Hori and the Dynamics of Injustice: Mahasweta Devi’s Water

2. “Hori and the Dynamics of Injustice: Mahasweta Devi’s Water has been published in the October 9, 2010 issue of Economic and Political Weekly (see TOI India Program: Web: www.toasia.it).

In numerous reports and narratives of agrarian crises and of the despondent peasant from Kanyakumari to Vidharbha, from Delhi to Uttar Pradesh, and from Bihar to West Bengal, in varied persona, Premchanda’s Hori of Godan (1935) survives as an iconic figure of Indian peasantry.  Mahasweta Devi’s story/play, Water (1972) written during the period of nascent Naxal insurgency may be read historically as the ongoing sequel to Hori’s elegiac tale down the ages.
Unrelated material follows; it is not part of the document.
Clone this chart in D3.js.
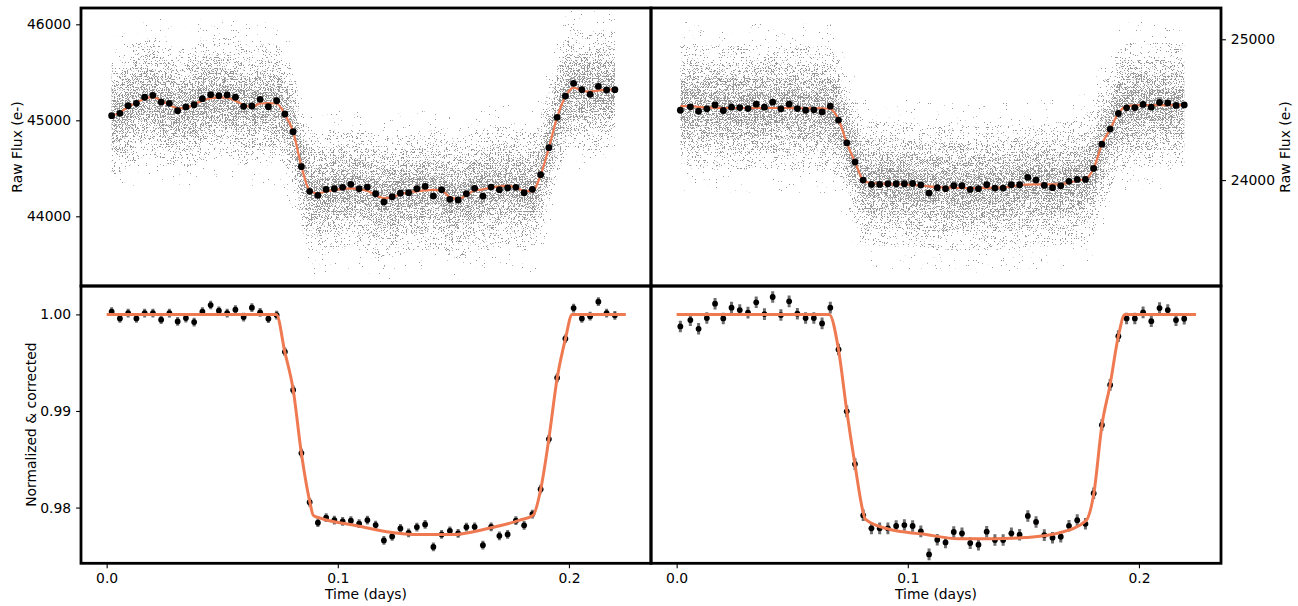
<!DOCTYPE html>
<html>
<head>
<meta charset="utf-8">
<script src="https://cdnjs.cloudflare.com/ajax/libs/d3/7.8.5/d3.min.js"></script>
<style>
    body { margin: 0; background: #fff; }
    text { font-family: 'DejaVu Sans', sans-serif; }
</style>
</head>
<body>
<div id="chart"></div>
<script>
// bin centres (days)
const binTimeL = [
    0.00216, 0.00573, 0.00930, 0.01287, 0.01644, 0.02001, 0.02357, 0.02714, 0.03071, 0.03428,
    0.03785, 0.04142, 0.04499, 0.04856, 0.05213, 0.05570, 0.05926, 0.06283, 0.06640, 0.06997,
    0.07354, 0.07711, 0.08068, 0.08425, 0.08782, 0.09139, 0.09495, 0.09852, 0.10209, 0.10566,
    0.10923, 0.11280, 0.11637, 0.11994, 0.12351, 0.12708, 0.13064, 0.13421, 0.13778, 0.14135,
    0.14492, 0.14849, 0.15206, 0.15563, 0.15920, 0.16277, 0.16633, 0.16990, 0.17347, 0.17704,
    0.18061, 0.18418, 0.18775, 0.19132, 0.19489, 0.19846, 0.20202, 0.20559, 0.20916, 0.21273,
    0.21630, 0.21987,
];
const binTimeR = [
    0.00160, 0.00593, 0.00949, 0.01305, 0.01661, 0.02017, 0.02374, 0.02730, 0.03086, 0.03442,
    0.03798, 0.04154, 0.04510, 0.04866, 0.05222, 0.05578, 0.05935, 0.06291, 0.06647, 0.07003,
    0.07359, 0.07715, 0.08071, 0.08427, 0.08783, 0.09139, 0.09496, 0.09852, 0.10208, 0.10564,
    0.10920, 0.11276, 0.11632, 0.11988, 0.12344, 0.12700, 0.13057, 0.13413, 0.13769, 0.14125,
    0.14481, 0.14837, 0.15193, 0.15549, 0.15905, 0.16261, 0.16618, 0.16974, 0.17330, 0.17686,
    0.18042, 0.18398, 0.18754, 0.19110, 0.19466, 0.19822, 0.20179, 0.20535, 0.20891, 0.21247,
    0.21603, 0.21959,
];

// raw flux, binned (e-)
const rawBinL = [
    45048, 45073, 45152, 45177, 45240, 45260, 45190, 45177, 45100, 45139,
    45163, 45225, 45267, 45256, 45264, 45240, 45146, 45149, 45219, 45142,
    45204, 45066, 44881, 44517, 44260, 44219, 44280, 44288, 44302, 44333,
    44288, 44305, 44235, 44149, 44204, 44240, 44246, 44288, 44312, 44211,
    44277, 44177, 44170, 44235, 44292, 44211, 44305, 44277, 44295, 44302,
    44246, 44281, 44434, 44715, 45031, 45253, 45385, 45319, 45271, 45354,
    45316, 45319,
];
const rawModelL = [
    45050, 45080, 45140, 45185, 45225, 45245, 45205, 45160, 45125, 45130,
    45165, 45205, 45230, 45240, 45235, 45205, 45160, 45140, 45175, 45180,
    45175, 45060, 44880, 44520, 44270, 44240, 44260, 44275, 44285, 44290,
    44280, 44265, 44220, 44190, 44200, 44230, 44250, 44260, 44270, 44275,
    44270, 44200, 44180, 44220, 44270, 44280, 44300, 44310, 44320, 44300,
    44265, 44260, 44430, 44715, 45030, 45245, 45340, 45310, 45300, 45310,
    45320, 45320,
];
const rawBinR = [
    24496, 24520, 24489, 24506, 24534, 24494, 24518, 24515, 24508, 24539,
    24518, 24553, 24506, 24539, 24508, 24496, 24499, 24484, 24525, 24426,
    24265, 24128, 24000, 23969, 23969, 23974, 23974, 23974, 23976, 23965,
    23908, 23946, 23939, 23960, 23960, 23934, 23939, 23967, 23943, 23943,
    23967, 23967, 24019, 24000, 23962, 23946, 23960, 23991, 24005, 24005,
    24083, 24255, 24362, 24473, 24513, 24515, 24537, 24518, 24551, 24548,
    24530, 24534,
];
const rawModelR = [
    24525, 24525, 24520, 24515, 24515, 24512, 24512, 24512, 24512, 24512,
    24512, 24512, 24512, 24512, 24510, 24510, 24510, 24510, 24505, 24430,
    24265, 24130, 24000, 23977, 23975, 23972, 23970, 23968, 23966, 23962,
    23955, 23950, 23948, 23946, 23944, 23944, 23944, 23945, 23946, 23948,
    23955, 23965, 23968, 23969, 23969, 23969, 23970, 23981, 23997, 24010,
    24083, 24255, 24362, 24473, 24525, 24530, 24533, 24533, 24533, 24533,
    24533, 24533,
];

// spread of the unbinned points around the model (e-), inner to outer
const cloudSpreadL = [150, 300, 450, 620, 850];
const cloudSpreadR = [110, 215, 320, 440, 600];

// normalized & corrected, binned
const corrBinL = [
    1.00028, 0.99958, 1.00014, 0.99958, 1.00014, 1.00014, 0.99945, 1.00014, 0.99927, 0.99962,
    0.99920, 1.00028, 1.00097, 1.00038, 1.00014, 1.00049, 0.99972, 1.00070, 1.00021, 0.99955,
    0.99993, 0.99613, 0.99218, 0.98564, 0.98055, 0.97843, 0.97895, 0.97871, 0.97857, 0.97864,
    0.97833, 0.97871, 0.97819, 0.97660, 0.97701, 0.97784, 0.97739, 0.97798, 0.97826, 0.97593,
    0.97722, 0.97759, 0.97732, 0.97798, 0.97801, 0.97611, 0.97801, 0.97707, 0.97722, 0.97864,
    0.97816, 0.97933, 0.98190, 0.98709, 0.99343, 0.99748, 1.00065, 0.99958, 0.99982, 1.00132,
    1.00014, 0.99990,
];
const corrBinR = [
    0.99875, 0.99941, 0.99851, 0.99962, 1.00111, 0.99958, 1.00070, 1.00045, 1.00018, 1.00125,
    1.00003, 1.00180, 0.99993, 1.00135, 1.00007, 0.99962, 0.99962, 0.99907, 1.00070, 0.99637,
    0.98996, 0.98450, 0.97920, 0.97785, 0.97785, 0.97785, 0.97809, 0.97819, 0.97809, 0.97754,
    0.97515, 0.97667, 0.97639, 0.97747, 0.97733, 0.97632, 0.97616, 0.97750, 0.97664, 0.97664,
    0.97733, 0.97719, 0.97913, 0.97851, 0.97715, 0.97688, 0.97698, 0.97811, 0.97870, 0.97832,
    0.98149, 0.98855, 0.99270, 0.99775, 0.99958, 0.99958, 1.00021, 0.99930, 1.00065, 1.00045,
    0.99941, 0.99955,
];
const corrErrL = 0.00045;
const corrErrR = 0.0006;

// transit model
const corrModelTimeL = [
    0.0, 0.0734, 0.0771, 0.0807, 0.0842, 0.0878, 0.0894, 0.0924, 0.1067, 0.1211, 0.1355,
    0.1499, 0.1644, 0.1788, 0.1845, 0.1878, 0.1913, 0.1949, 0.1985, 0.2014, 0.2246,
];
const corrModelL = [
    1.0, 1.0, 0.9961, 0.9922, 0.9857, 0.9807, 0.9792, 0.9789, 0.9782, 0.9775, 0.9772,
    0.9772, 0.9778, 0.9787, 0.9792, 0.9819, 0.9871, 0.9934, 0.9975, 1.0, 1.0,
];
const corrModelTimeR = [
    0.0, 0.0660, 0.0700, 0.0736, 0.0771, 0.0807, 0.0816, 0.0919, 0.1064, 0.1223,
    0.1367, 0.1511, 0.1655, 0.1771, 0.1805, 0.1840, 0.1875, 0.1911, 0.1939, 0.2247,
];
const corrModelR = [
    1.0, 1.0, 0.9964, 0.9900, 0.9845, 0.9795, 0.9788, 0.97775, 0.97726, 0.97677,
    0.97677, 0.9769, 0.97738, 0.97864, 0.98149, 0.98855, 0.9927, 0.99775, 1.0, 1.0,
];

const xTicks = [0.0, 0.1, 0.2];
const rawTicksL = [44000, 45000, 46000];
const rawTicksR = [24000, 25000];
const corrTicks = [0.98, 0.99, 1.00];

const width = 1298;
const height = 606;
const orange = '#ef7a52';
const fontSize = 13.9;

const svg = d3.select('#chart')
    .append('svg')
    .attr('width', width)
    .attr('height', height);

const defs = svg.append('defs');

// speckle texture for the unbinned cloud, one filter per band (inner to outer)
const speckleThr = [0.57, 0.59, 0.615, 0.65, 0.715];
const speckle = (id, seed, thr) => {
    const f = defs.append('filter')
        .attr('id', id)
        .attr('x', '-2%')
        .attr('y', '-2%')
        .attr('width', '104%')
        .attr('height', '104%')
        .attr('color-interpolation-filters', 'sRGB');
    f.append('feTurbulence')
        .attr('type', 'fractalNoise')
        .attr('baseFrequency', 1.37)
        .attr('numOctaves', 1)
        .attr('seed', seed)
        .attr('result', 'n');
    f.append('feColorMatrix')
        .attr('in', 'n')
        .attr('type', 'matrix')
        .attr('values', `0 0 0 0 0  0 0 0 0 0  0 0 0 0 0  40 0 0 0 ${-40 * thr}`)
        .attr('result', 'm');
    f.append('feFlood')
        .attr('flood-color', '#959595')
        .attr('result', 'c');
    f.append('feComposite')
        .attr('in', 'c')
        .attr('in2', 'm')
        .attr('operator', 'in')
        .attr('result', 'd');
    f.append('feComposite')
        .attr('in', 'd')
        .attr('in2', 'SourceAlpha')
        .attr('operator', 'in');
};
speckleThr.forEach((thr, i) => speckle('spk-' + i, 5 + i * 7, thr));

const x0 = 81;
const xm = 651;
const x1 = 1221;
const y0 = 8;
const ym = 286;
const y1 = 563.3;
const xDomain = [-0.0111, 0.2355];

const panels = [
    {key: 'tl', left: x0, right: xm, top: y0, bottom: ym, yDomain: [43274, 46170]},
    {key: 'tr', left: xm, right: x1, top: y0, bottom: ym, yDomain: [23248, 25222]},
    {key: 'bl', left: x0, right: xm, top: ym, bottom: y1, yDomain: [0.97423, 1.00294]},
    {key: 'br', left: xm, right: x1, top: ym, bottom: y1, yDomain: [0.97423, 1.00294]},
];

panels.forEach((p) => {
    p.x = d3.scaleLinear().domain(xDomain).range([p.left, p.right]);
    p.y = d3.scaleLinear().domain(p.yDomain).range([p.bottom, p.top]);
    defs.append('clipPath')
        .attr('id', 'clip-' + p.key)
        .append('rect')
        .attr('x', p.left)
        .attr('y', p.top)
        .attr('width', p.right - p.left)
        .attr('height', p.bottom - p.top);
    p.g = svg.append('g').attr('clip-path', 'url(#clip-' + p.key + ')');
});

const drawRaw = (p, times, bins, model, spread) => {
    const rows = times.map((t, i) => ({t: t, v: bins[i], m: model[i]}));
    spread.forEach((s, i) => {
        const band = d3.area()
            .curve(d3.curveMonotoneX)
            .x((d) => p.x(d.t))
            .y0((d) => p.y(d.m - s))
            .y1((d) => p.y(d.m + s));
        p.g.append('path')
            .datum(rows)
            .attr('d', band)
            .attr('fill', '#000')
            .attr('filter', 'url(#spk-' + i + ')');
    });

    const line = d3.line()
        .curve(d3.curveMonotoneX)
        .x((d) => p.x(d.t))
        .y((d) => p.y(d.m));
    p.g.append('path')
        .datum(rows)
        .attr('d', line)
        .attr('fill', 'none')
        .attr('stroke', orange)
        .attr('stroke-width', 2.2);

    p.g.selectAll('.bin')
        .data(rows)
        .enter()
        .append('circle')
        .attr('cx', (d) => p.x(d.t))
        .attr('cy', (d) => p.y(d.v))
        .attr('r', 3.4)
        .attr('fill', '#000');
};

const drawCorr = (p, times, bins, err, mTimes, model) => {
    const rows = times.map((t, i) => ({t: t, v: bins[i]}));
    p.g.selectAll('.err')
        .data(rows)
        .enter()
        .append('line')
        .attr('x1', (d) => p.x(d.t))
        .attr('x2', (d) => p.x(d.t))
        .attr('y1', (d) => p.y(d.v - err))
        .attr('y2', (d) => p.y(d.v + err))
        .attr('stroke', '#6e6e6e')
        .attr('stroke-width', 3);
    p.g.selectAll('.bin')
        .data(rows)
        .enter()
        .append('circle')
        .attr('cx', (d) => p.x(d.t))
        .attr('cy', (d) => p.y(d.v))
        .attr('r', 2.9)
        .attr('fill', '#000');

    const line = d3.line()
        .curve(d3.curveMonotoneX)
        .x((d) => p.x(d[0]))
        .y((d) => p.y(d[1]));
    p.g.append('path')
        .datum(mTimes.map((t, i) => [t, model[i]]))
        .attr('d', line)
        .attr('fill', 'none')
        .attr('stroke', orange)
        .attr('stroke-width', 3);
};

drawRaw(panels[0], binTimeL, rawBinL, rawModelL, cloudSpreadL);
drawRaw(panels[1], binTimeR, rawBinR, rawModelR, cloudSpreadR);
drawCorr(panels[2], binTimeL, corrBinL, corrErrL, corrModelTimeL, corrModelL);
drawCorr(panels[3], binTimeR, corrBinR, corrErrR, corrModelTimeR, corrModelR);

// axes
const styleAxis = (g) => {
    g.select('.domain').remove();
    g.selectAll('.tick line').attr('stroke', '#000').attr('stroke-width', 1.1);
    g.selectAll('.tick text')
        .attr('fill', '#000')
        .style('font-size', fontSize + 'px')
        .style('font-family', "'DejaVu Sans', sans-serif");
};

svg.append('g')
    .attr('transform', 'translate(' + x0 + ',0)')
    .call(d3.axisLeft(panels[0].y).tickValues(rawTicksL).tickFormat(d3.format('d'))
        .tickSize(4.9).tickPadding(4.9))
    .call(styleAxis);

svg.append('g')
    .attr('transform', 'translate(' + x1 + ',0)')
    .call(d3.axisRight(panels[1].y).tickValues(rawTicksR).tickFormat(d3.format('d'))
        .tickSize(4.9).tickPadding(4.9))
    .call(styleAxis);

svg.append('g')
    .attr('transform', 'translate(' + x0 + ',0)')
    .call(d3.axisLeft(panels[2].y).tickValues(corrTicks).tickFormat(d3.format('.2f'))
        .tickSize(4.9).tickPadding(4.9))
    .call(styleAxis);

[panels[2], panels[3]].forEach((p) => {
    svg.append('g')
        .attr('transform', 'translate(0,' + y1 + ')')
        .call(d3.axisBottom(p.x).tickValues(xTicks).tickFormat(d3.format('.1f'))
            .tickSize(4.9).tickPadding(4.9))
        .call(styleAxis);
    svg.append('text')
        .attr('x', (p.left + p.right) / 2)
        .attr('y', 599)
        .attr('text-anchor', 'middle')
        .style('font-size', fontSize + 'px')
        .text('Time (days)');
});

const yLabel = (cx, cy, txt) => {
    svg.append('text')
        .attr('transform', 'translate(' + cx + ',' + cy + ') rotate(-90)')
        .attr('text-anchor', 'middle')
        .attr('dy', '0.35em')
        .style('font-size', fontSize + 'px')
        .text(txt);
};
yLabel(16.7, (y0 + ym) / 2, 'Raw Flux (e-)');
yLabel(30.7, (ym + y1) / 2, 'Normalized & corrected');
yLabel(1285, (y0 + ym) / 2, 'Raw Flux (e-)');

// frames
panels.forEach((p) => {
    svg.append('rect')
        .attr('x', p.left)
        .attr('y', p.top)
        .attr('width', p.right - p.left)
        .attr('height', p.bottom - p.top)
        .attr('fill', 'none')
        .attr('stroke', '#000')
        .attr('stroke-width', 2.8);
});
</script>
</body>
</html>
Invoking several texts and political contexts, the article explores the interweaving of the dynamics of rural poverty with the machinations of the local landed elite in collusion with local village officials and the police. It proceeds to find in the very recent development program, Mahatma Gandhi Rural Employment Guarantee Scheme (NREGA) in much larger magnitude, a telling analogue of Devi’s story in the way intermediaries, fixers, and sidekicks performed ingenious forms of frauds and corruption. Devi’s rural Bengal in Water represents the endemic disarray of Indian rural poor at large. The exploited subaltern men and women despite deprivation are vigorous and not passive, sensible and caring, suppressed and yet practical, capable of showing the urge towards claiming agency and authority for themselves.